The prospects of a severe global swine flu pandemic appear to be diminishing. Informed reporting can take some of the credit.
When the first reports of swine flu — so described because of its apparent origins in pigs, but since renamed less provocatively as A(H1N1) — appeared in Mexico last month, the prospect of a global pandemic set alarm bells ringing in medical and political circles around the world.
So far our worst fears have failed to materialise. Yesterday (14 May), although 61 people have died — out of more than 6,000 infected — 56 of these have been in Mexico where the outbreak originated. And many parts of the world, including Africa and South Asia, have yet to confirm any cases at all (see Severe swine flu projections divide scientists).
But this doesn't mean we can be complacent. Initial outbreaks of a relatively benign form of flu have often been followed several months later by a much more virulent strain as the virus mutates. This was the case in 1918 when 'Spanish flu' killed perhaps as many as 100 million people worldwide.
And it is widely acknowledged that, if this happened again, people in developing countries could be most at risk. This is partly because closer living conditions help a contagious virus spread rapidly, but also because many countries lack diagnostic facilities, anti-flu treatments and vaccinations.
Bridging the gap
To its credit the WHO, which is leading the global responses to the pandemic, has prioritised equitable treatment for developing countries.
Led by Margaret Chan — who came to international prominence in 2003 as Hong Kong's chief medical officer in charge of a campaign against the SARS virus — the WHO has been twisting the arms of vaccine producers to ensure enough vaccine will be available, at affordable cost, for rich and poor alike.
Its success will not be known until next week, when the main vaccine manufacturers meet in Geneva, Switzerland, to discuss a decision due this Friday (14 May) on whether to switch vaccine production from conventional flu to vaccines against the new virus.
Last week the WHO's director for vaccine research, Marie-Paule Kieny, said the agency was already taking steps behind the scenes to ensure that, if a major vaccine programme is launched, manufacturers will take developing countries' needs fully into account (see WHO 'will ensure poor receive swine flu vaccine').
And some developing countries are already planning their own vaccine production programmes. Indonesia, for example, is building research facilities to produce a single vaccine for both the swine and bird flu viruses. Health authorities cannot confirm when they will be able to start making a vaccine, but construction of at least one facility is almost finished.
Pharmaceutical companies and government research institutions in India have similarly agreed this week to explore whether they have the capability and technology to produce a domestic vaccine in case a second wave of A(H1N1) hits later this year.

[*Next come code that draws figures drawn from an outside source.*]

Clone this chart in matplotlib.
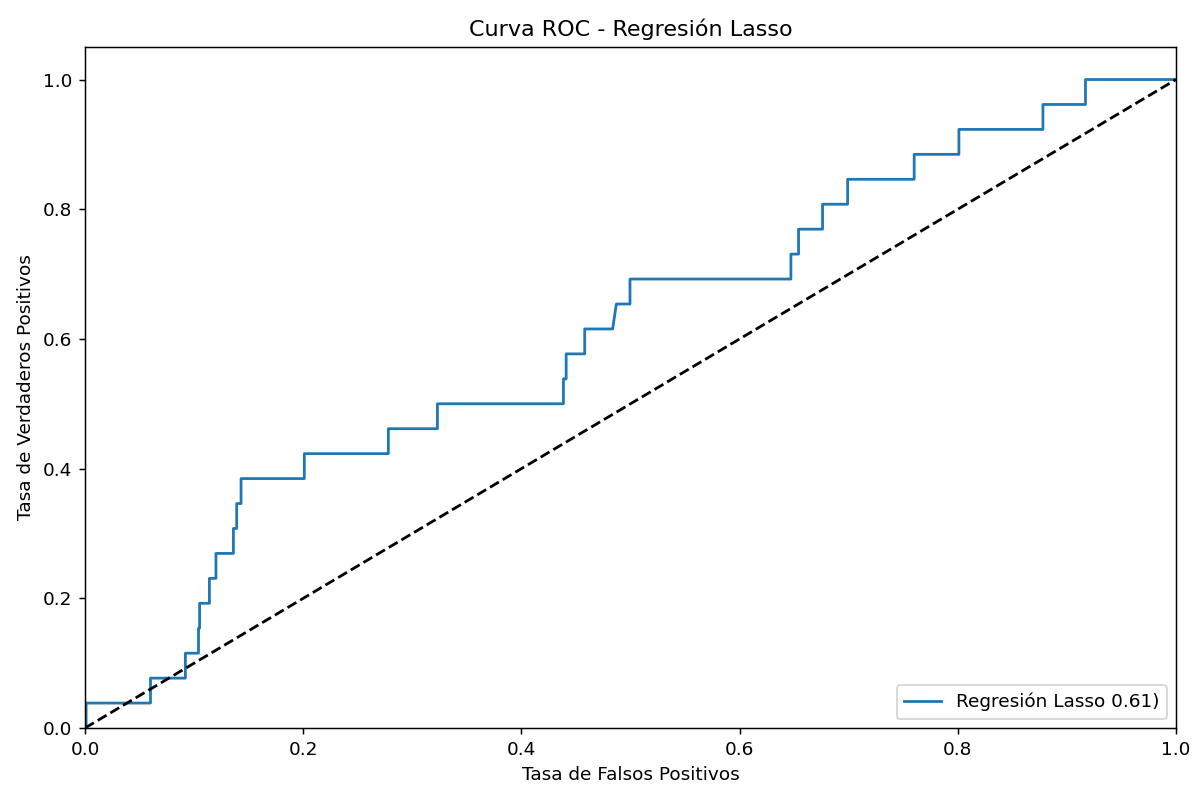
import matplotlib
matplotlib.use("Agg")
import matplotlib.pyplot as plt
import numpy as np

fpr = [0, 0.001, 0.001, 0.060, 0.060, 0.092, 0.092, 0.104, 0.104, 0.105, 0.105,
       0.114, 0.114, 0.120, 0.120, 0.136, 0.136, 0.139, 0.139, 0.143, 0.143,
       0.201, 0.201, 0.278, 0.278, 0.323, 0.323, 0.4385, 0.4385, 0.441, 0.441,
       0.458, 0.458, 0.4836, 0.487, 0.4995, 0.4995, 0.647, 0.647, 0.654, 0.654,
       0.676, 0.676, 0.699, 0.699, 0.760, 0.760, 0.801, 0.801, 0.878, 0.878,
       0.917, 0.917, 1.0]
tpr_counts = [0, 0, 1, 1, 2, 2, 3, 3, 4, 4, 5,
              5, 6, 6, 7, 7, 8, 8, 9, 9, 10,
              10, 11, 11, 12, 12, 13, 13, 14, 14, 15,
              15, 16, 16, 17, 17, 18, 18, 19, 19, 20,
              20, 21, 21, 22, 22, 23, 23, 24, 24, 25,
              25, 26, 26]
n_pos = 26
tpr = [c / n_pos for c in tpr_counts]
label = "Regresión Lasso 0.61)"

DPI = 1196 / 8.97
fig = plt.figure(figsize=(8.97, 785 / DPI), dpi=DPI)
ax = fig.add_subplot(111)
fig.subplots_adjust(left=0.0711, right=0.9833, top=0.940, bottom=0.0726)
ax.plot(fpr, tpr, color="#1f77b4", lw=1.5, label=label)
ax.plot([0, 1], [0, 1], "k--", lw=1.5)
ax.set_xlim(0, 1)
ax.set_ylim(0, 1.05)
ax.set_xlabel("Tasa de Falsos Positivos")
ax.set_ylabel("Tasa de Verdaderos Positivos")
ax.set_title("Curva ROC - Regresión Lasso")
ax.legend(loc="lower right")
fig.savefig("out.png", dpi=DPI)
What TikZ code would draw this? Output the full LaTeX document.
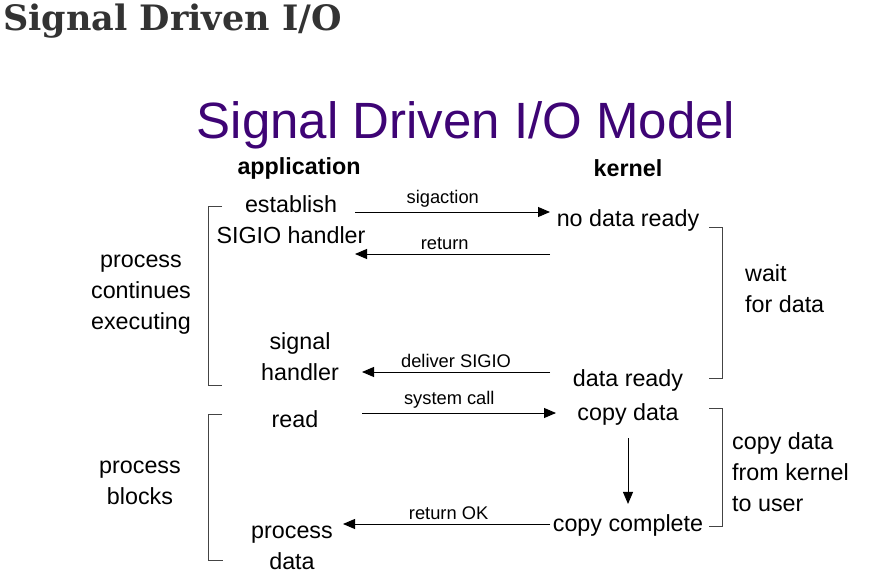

There is a long way to go, of course, before these countries can equal the production capacity of the developed world. But their willingness to invest in key technologies — spurred, no doubt, by the prospect of growing markets in other developing countries — is welcome.
Their efforts are made easier by the US Centers for Disease Control in Atlanta, Georgia, which is releasing free samples of the A(H1N1) virus essential for vaccine production. This welcome openness of the US authorities stands in contrast to the tight control of intellectual property usually encountered in the global pharmaceutical industry.
It is not too fanciful to suggest that informed media coverage — helped by instant and comprehensive online reporting — has contributed to the current state of affairs.
Admittedly some headlines have inflated the pandemic's severity, which may have provoked an excessive response from some public authorities. Egypt, for example, has been criticised for its decision to slaughter all its pigs — roughly 300,000 — earlier this month.
But in general, reporting has been responsible and accurate, neither underplaying nor exaggerating the threat, whilst scrutinising issues such as the need to treat the developing world fairly.
It seems that the lessons of earlier pandemics have been well learned. Chan herself is familiar with these; public concern in China over the SARS outbreaks was only exacerbated by attempts to restrict media coverage (see China must do yet more to promote scientific openness). And the WHO, burned by injudicious comments from one of its top officials during the bird flu epidemic, has been more measured in its comments (see Bird flu: the role of science journalists).
There are still lessons to be learned from the current outbreak, such as the time it took Mexican authorities to recognise the new strain, or the lack of adequate diagnostic facilities in many parts of the developing world, particularly in Africa.
But if the case for vigilance remains high, so does that for recognising the critically important role of an informed media in monitoring how public health authorities perform in developed and developing countries alike.